(Recorded data)

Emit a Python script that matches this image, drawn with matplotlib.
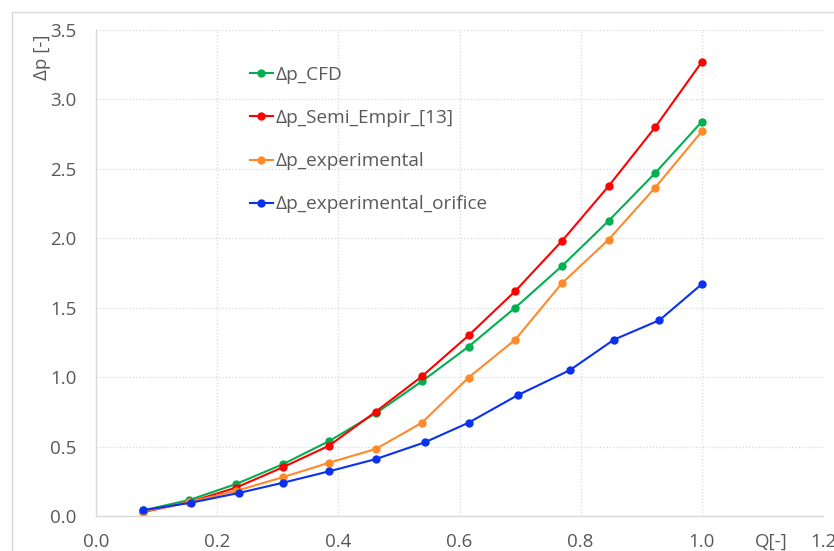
import matplotlib
matplotlib.use("Agg")
import matplotlib.pyplot as plt
from matplotlib.patches import Rectangle

plt.rcParams['font.family'] = ['Open Sans', 'DejaVu Sans']

# flow rate points (normalised)
q = [0.077, 0.154, 0.231, 0.308, 0.385, 0.462, 0.538, 0.615, 0.692, 0.769, 0.846, 0.923, 1.0]
q_orifice = [0.077, 0.157, 0.236, 0.309, 0.385, 0.462, 0.543, 0.615, 0.696, 0.782, 0.855, 0.930, 1.0]

dp_cfd = [0.04, 0.115, 0.23, 0.372, 0.54, 0.74, 0.97, 1.22, 1.50, 1.80, 2.125, 2.47, 2.84]
dp_semi = [0.027, 0.10, 0.204, 0.35, 0.507, 0.752, 1.006, 1.30, 1.62, 1.98, 2.375, 2.80, 3.27]
dp_exp = [0.03, 0.10, 0.18, 0.279, 0.384, 0.483, 0.672, 0.997, 1.27, 1.676, 1.99, 2.365, 2.77]
dp_orifice = [0.041, 0.096, 0.166, 0.24, 0.322, 0.41, 0.531, 0.672, 0.87, 1.05, 1.27, 1.41, 1.67]

labels = ['Δp_CFD', 'Δp_Semi_Empir_[13]', 'Δp_experimental', 'Δp_experimental_orifice']
colors = ['#00b050', '#ff0000', '#ff8a2b', '#0a30f0']

xticks = [0.0, 0.2, 0.4, 0.6, 0.8, 1.0, 1.2]
yticks = [0.0, 0.5, 1.0, 1.5, 2.0, 2.5, 3.0, 3.5]

fig = plt.figure(figsize=(8.34, 5.51), dpi=100)
ax = fig.add_axes([96 / 834, 35 / 551, 727 / 834, 486 / 551])

# outer chart border (excel style, cropped)
fig.patches.append(Rectangle((12 / 834, -0.1), 1.2, 1.1 - 12 / 551, transform=fig.transFigure,
                             fill=False, edgecolor='#d9d9d9', linewidth=1.0))

series = [(q, dp_cfd), (q, dp_semi), (q, dp_exp), (q_orifice, dp_orifice)]
for (xs, ys), lab, c in zip(series, labels, colors):
    ax.plot(xs, ys, color=c, marker='o', markersize=5, linewidth=1.5, label=lab)

ax.set_xlim(0, 1.2)
ax.set_ylim(0, 3.5)
ax.set_xticks(xticks)
ax.set_yticks(yticks)
ax.set_xticklabels(['%.1f' % t for t in xticks])
ax.set_yticklabels(['%.1f' % t for t in yticks])
ax.tick_params(length=0, labelsize=13.5, labelcolor='#595959')
ax.tick_params(axis='x', pad=12)
ax.tick_params(axis='y', pad=14)

ax.grid(True, color='#d9d9d9', linestyle=':', linewidth=0.9)
ax.set_axisbelow(True)
for s in ['top', 'right']:
    ax.spines[s].set_visible(False)
for s in ['left', 'bottom']:
    ax.spines[s].set_color('#d9d9d9')
    ax.spines[s].set_linewidth(1.0)

fig.text(42 / 834, 1 - 57 / 551, 'Δp [-]', rotation=90, ha='center', va='center',
         fontsize=13.5, color='#595959')
fig.text(771 / 834, 1 - 542 / 551, 'Q[-]', ha='center', va='center',
         fontsize=13.5, color='#595959')

leg = ax.legend(loc='upper left', bbox_to_anchor=((250 - 96) / 727, (516 - 66) / 486),
                frameon=False, fontsize=13.7, handlelength=1.2, handletextpad=0.15,
                labelspacing=1.32, borderaxespad=0, borderpad=0)
for t in leg.get_texts():
    t.set_color('#595959')

fig.savefig('out.png', dpi=100)
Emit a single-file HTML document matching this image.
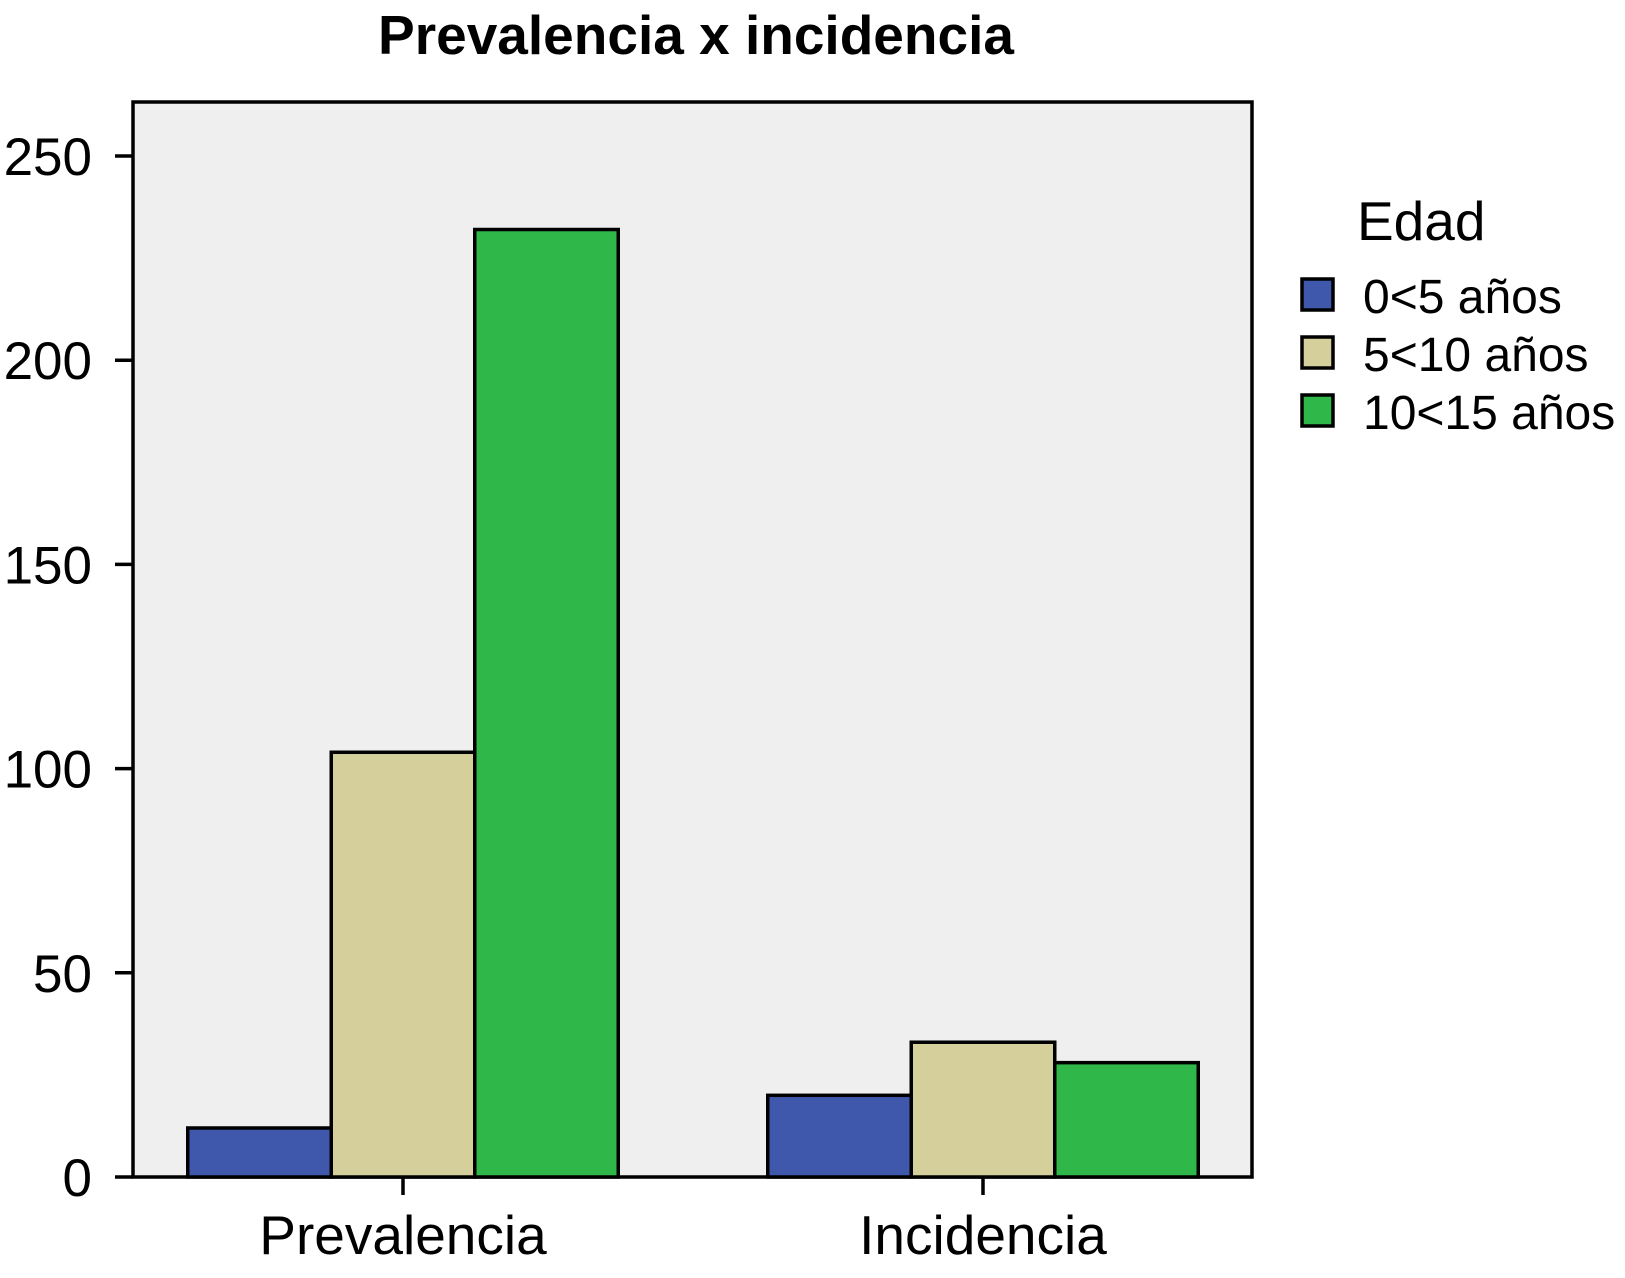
<!DOCTYPE html>
<html><head><meta charset="utf-8"><style>body{margin:0;background:#fff}svg{display:block;font-family:"Liberation Sans",sans-serif}</style></head>
<body>
<svg id="chart" width="1625" height="1278">
<text x="696" y="54" text-anchor="middle" font-size="55" font-weight="bold">Prevalencia x incidencia</text>
<rect x="133" y="102" width="1119" height="1075" fill="#efefef" stroke="#000" stroke-width="3.5"/>
<g id="bars"></g><g id="yaxis"></g><g id="xaxis"></g>
<g>
<text x="1357" y="240" font-size="55">Edad</text>
<g id="legend"></g>
</g>
</svg>
<script>
const categories=["Prevalencia","Incidencia"];
const seriesNames=["0<5 años","5<10 años","10<15 años"];
const series0=[12,20];
const series1=[104,33];
const series2=[232,28];
const yTicks=[0,50,100,150,200,250];
const colors=["#3f58ab","#d4cf9b","#30b749"];
const ns="http://www.w3.org/2000/svg";
const X0=133,Y0=1177,Y250=156;
const y=v=>Y0-(Y0-Y250)*v/250;
const catCenters=[403,983],bw=143.5;
function el(t,a,p){const e=document.createElementNS(ns,t);for(const k in a)e.setAttribute(k,a[k]);p.appendChild(e);return e;}
const bars=document.getElementById('bars');
[series0,series1,series2].forEach((s,si)=>{s.forEach((v,ci)=>{
const x=catCenters[ci]+(si-1.5)*bw;
const r=el('rect',{x:x,y:y(v),width:bw,height:Y0-y(v),fill:colors[si],stroke:'#000','stroke-width':3.5},bars);


});});
const ya=document.getElementById('yaxis');
yTicks.forEach(t=>{
const l=el('line',{x1:115,x2:X0,y1:y(t),y2:y(t),stroke:'#000','stroke-width':3.5},ya);


const tx=el('text',{x:92,y:y(t)+19,'text-anchor':'end','font-size':53},ya);
tx.textContent=t;


});
const xa=document.getElementById('xaxis');
categories.forEach((c,i)=>{
const l=el('line',{x1:catCenters[i],x2:catCenters[i],y1:Y0,y2:Y0+18,stroke:'#000','stroke-width':3.5},xa);


const tx=el('text',{x:catCenters[i],y:1254,'text-anchor':'middle','font-size':55},xa);
tx.textContent=c;


});
const lg=document.getElementById('legend');
seriesNames.forEach((n,i)=>{
const r=el('rect',{x:1302,y:279+i*58,width:31,height:31,fill:colors[i],stroke:'#000','stroke-width':3.5},lg);


const tx=el('text',{x:1363,y:313+i*58,'font-size':48},lg);
tx.textContent=n;


});
</script>
</body></html>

Problem to work on
Reproduce every line of the listing above in which the string "script" appears.

Result of this task
Emit a Python script that matches this image, drawn with matplotlib.
<script>
</script>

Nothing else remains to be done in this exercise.